Quali sono le pratiche agricole utili ad aumentare la sostanza organica nei suoli?

"Innanzitutto occorre non lavorare il terreno o lavorarlo solo superficialmente. Inoltre è utile la semina di cover crop invernali, come anche l'apporto di effluenti zootecnici".

 

Quanta anidride carbonica può sequestrare un terreno agricolo che passa da una lavorazione tradizionale a pratiche di "carbon farming"?

"Anche in questo caso è difficilissimo dare dei numeri, in quanto le variabili in gioco sono molte. Comunque, potremmo aspettarci un sequestro di circa 1 tonnellata di CO2 all'ettaro all'anno".

 

Visto che 1 tonnellata di CO2 equivale ad un credito di carbonio e che oggi un credito di carbonio può valere al massimo una quindicina di euro (ma anche molto meno), il gioco non sembra valere la candela…

"Se si pensa di convincere gli agricoltori ad adottare le pratiche di carbon farming con la promessa di guadagnarci con i crediti di carbonio si sta facendo un'operazione fallimentare. Gli agricoltori dovrebbero cambiare gestione perché gli conviene avere campi con maggiore sostanza organica, non certo perché così possono vendere i crediti di carbonio. Semmai dovrebbero essere previsti degli incentivi pubblici".

 

La Commissione Europea sta valutando se incentivare queste pratiche, proprio in un'ottica di contributo al rallentamento del surriscaldamento globale. Ma quanto può contribuire l'agricoltura?

"Sarò chiaro: se intendiamo risolvere la questione del climate change attraverso il sequestro di CO2 nei suoli agricoli non avremo successo. Accumulare sostanza organica nei suoli è un processo lunghissimo, di decine di anni, con sequestri bassi che sono poco influenti sugli equilibri del clima".

 

Ci può spiegare meglio?

"Nel primo metro di suolo, a livello globale, sono presenti circa 1.600 gigaton (1.600 miliardi di tonnellate) di CO2 equivalente. Se pensiamo che al mondo gli ettari coltivati sono circa 1,6 miliardi, risulta evidente quanto poco si possa impattare sullo stock totale di anidride carbonica sequestrata".

 

Qual è dunque il suo giudizio sul carbon farming?

"Andrebbe incentivato con fondi pubblici, in quanto migliora la qualità dei suoli e, in piccola parte, contribuisce a rallentare il surriscaldamento globale. Ma se vogliamo fermare il cambiamento del clima occorre intervenire sulle emissioni nette".

 

Molte aziende e startup lavorano oggi sul tema della quantificazione della sostanza organica presente nei suoli tramite sensoristica remota e modelli previsionali. Questo per evitare di dover effettuare delle analisi del terreno, che sono molto costose. Secondo lei è un approccio attendibile?

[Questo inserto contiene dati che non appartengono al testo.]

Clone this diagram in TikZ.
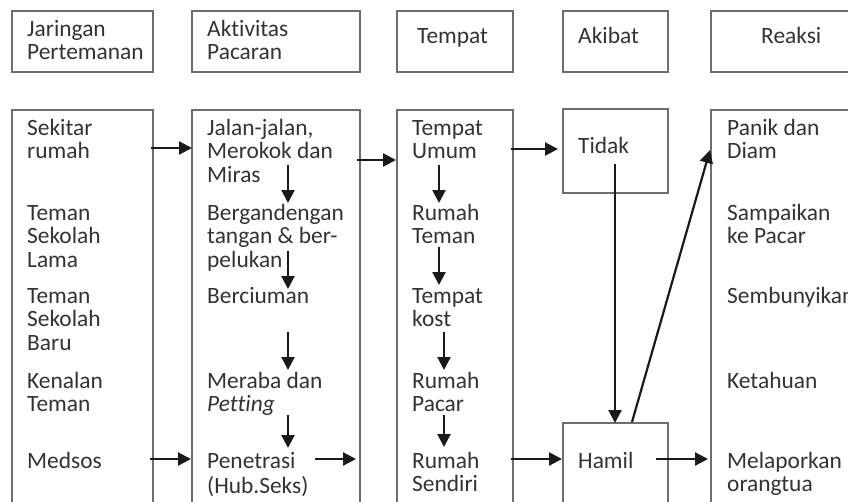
\documentclass[tikz,border=0pt]{standalone}
\usepackage{fontspec}
\setmainfont[Ligatures=NoCommon]{Carlito}
\usetikzlibrary{arrows.meta}
\newcommand\lbl{\fontsize{23.4}{23.5}\selectfont}
\definecolor{txtc}{HTML}{333333}
\definecolor{boxc}{HTML}{6E6E6E}
\definecolor{arrc}{HTML}{1A1A1A}
\begin{document}
\begin{tikzpicture}[x=1pt,y=-1pt,
  box/.style={draw=boxc, line width=1.3pt, anchor=north west, inner sep=0pt, outer sep=0pt},
  txt/.style={anchor=north west, inner sep=0pt, align=left, font=\lbl, text=txtc, yshift=16.45pt},
  arr/.style={draw=arrc, line width=2.2pt, -{Triangle[length=13pt,width=13pt]}}]
\useasboundingbox (0,0) rectangle (848,501);
\fill[white] (0,0) rectangle (848,501);
\clip (0,0) rectangle (848,501);
% header boxes
\node[box, minimum width=141pt, minimum height=61pt] (h1) at (12,11) {};
\node[box, minimum width=168pt, minimum height=61pt] (h2) at (192,11) {};
\node[box, minimum width=116pt, minimum height=61pt] (h3) at (397,11) {};
\node[box, minimum width=105pt, minimum height=61pt] (h4) at (563,11) {};
\node[box, minimum width=160pt, minimum height=61pt] (h5) at (711,11) {};
% lower boxes
\node[box, minimum width=141pt, minimum height=420pt] (b1) at (12,110) {};
\node[box, minimum width=168pt, minimum height=420pt] (b2) at (192,110) {};
\node[box, minimum width=116pt, minimum height=420pt] (b3) at (397,110) {};
\node[box, minimum width=105pt, minimum height=84pt] (tidakbox) at (563,109) {};
\node[box, minimum width=105pt, minimum height=100pt] (hamilbox) at (563,423) {};
\node[box, minimum width=160pt, minimum height=420pt] (b5) at (711,110) {};
% header texts
\node[txt] (ht1) at (27,36) {\strut Jaringan\\Pertemanan};
\node[txt] (ht2) at (207,36) {\strut Aktivitas\\Pacaran};
\node[txt] (ht3) at (417,43) {\strut Tempat};
\node[txt] (ht4) at (578,43) {\strut Akibat};
\node[txt] (ht5) at (761,43) {\strut Reaksi};
% column 1
\node[txt] (t11) at (27,135) {\strut Sekitar\\rumah};
\node[txt] (t12) at (27,220) {\strut Teman\\Sekolah\\Lama};
\node[txt] (t13) at (27,303) {\strut Teman\\Sekolah\\Baru};
\node[txt] (t14) at (27,388) {\strut Kenalan\\Teman};
\node[txt] (t15) at (27,468) {\strut Medsos};
% column 2
\node[txt] (t21) at (207,135) {\strut Jalan-jalan,\\Merokok dan\\Miras};
\node[txt] (t22) at (207,220) {\strut Bergandengan\\tangan \& ber-\\pelukan};
\node[txt] (t23) at (207,303) {\strut Berciuman};
\node[txt] (t24) at (207,388) {\strut Meraba dan\\\textit{Petting}};
\node[txt] (t25) at (207,468) {\strut Penetrasi\\(Hub.Seks)};
% column 3
\node[txt] (t31) at (412,135) {\strut Tempat\\Umum};
\node[txt] (t32) at (412,220) {\strut Rumah\\Teman};
\node[txt] (t33) at (412,303) {\strut Tempat\\kost};
\node[txt] (t34) at (412,388) {\strut Rumah\\Pacar};
\node[txt] (t35) at (412,468) {\strut Rumah\\Sendiri};
% column 4
\node[txt] (t41) at (578,153) {\strut Tidak};
\node[txt] (t42) at (578,468) {\strut Hamil};
% column 5
\node[txt] (t51) at (727,135) {\strut Panik dan\\Diam};
\node[txt] (t52) at (727,220) {\strut Sampaikan\\ke Pacar};
\node[txt] (t53) at (727,303) {\strut Sembunyikan};
\node[txt] (t54) at (727,388) {\strut Ketahuan};
\node[txt] (t55) at (727,468) {\strut Melaporkan\\orangtua};
% arrow coordinates
\coordinate (a1s) at (151,148); \coordinate (a1e) at (192,148);
\coordinate (a2s) at (357,160); \coordinate (a2e) at (396,160);
\coordinate (a3s) at (511,149); \coordinate (a3e) at (558,149);
\coordinate (a4s) at (150,459); \coordinate (a4e) at (191,459);
\coordinate (a5s) at (315,459); \coordinate (a5e) at (356,459);
\coordinate (a6s) at (511,459); \coordinate (a6e) at (562,459);
\coordinate (a7s) at (656,459); \coordinate (a7e) at (708,459);
\coordinate (d21s) at (288,165); \coordinate (d21e) at (288,203);
\coordinate (d22s) at (288,251); \coordinate (d22e) at (288,289);
\coordinate (d23s) at (288,332); \coordinate (d23e) at (288,370);
\coordinate (d24s) at (288,415); \coordinate (d24e) at (288,448);
\coordinate (d31s) at (439,165); \coordinate (d31e) at (439,203);
\coordinate (d32s) at (439,247); \coordinate (d32e) at (439,285);
\coordinate (d33s) at (444,332); \coordinate (d33e) at (444,370);
\coordinate (d34s) at (444,415); \coordinate (d34e) at (444,447);
\coordinate (tds) at (615,164);
\coordinate (diags) at (632,422); \coordinate (diage) at (710,150);
% arrows
\draw[arr] (a1s) -- (a1e);
\draw[arr] (a2s) -- (a2e);
\draw[arr] (a3s) -- (a3e);
\draw[arr] (a4s) -- (a4e);
\draw[arr] (a5s) -- (a5e);
\draw[arr] (a6s) -- (a6e);
\draw[arr] (a7s) -- (a7e);
\draw[arr] (d21s) -- (d21e);
\draw[arr] (d22s) -- (d22e);
\draw[arr] (d23s) -- (d23e);
\draw[arr] (d24s) -- (d24e);
\draw[arr] (d31s) -- (d31e);
\draw[arr] (d32s) -- (d32e);
\draw[arr] (d33s) -- (d33e);
\draw[arr] (d34s) -- (d34e);
\draw[arr] (tds) -- (tds |- hamilbox.north);
\draw[arr] (diags) -- (diage);
\end{tikzpicture}
\end{document}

"Ad oggi non esiste un sistema di telerilevamento o un modello che sia in grado di misurare o stimare correttamente la quantità di sostanza organica presente nel terreno. Questo per due motivi. Primo, perché la variabilità del suolo è elevatissima, anche in un'area ristretta. Secondo, perché il suolo varia anche in verticale e non ci sono sensori in grado di misurare ciò che accade sotto i primi 2-3 centimetri di terreno".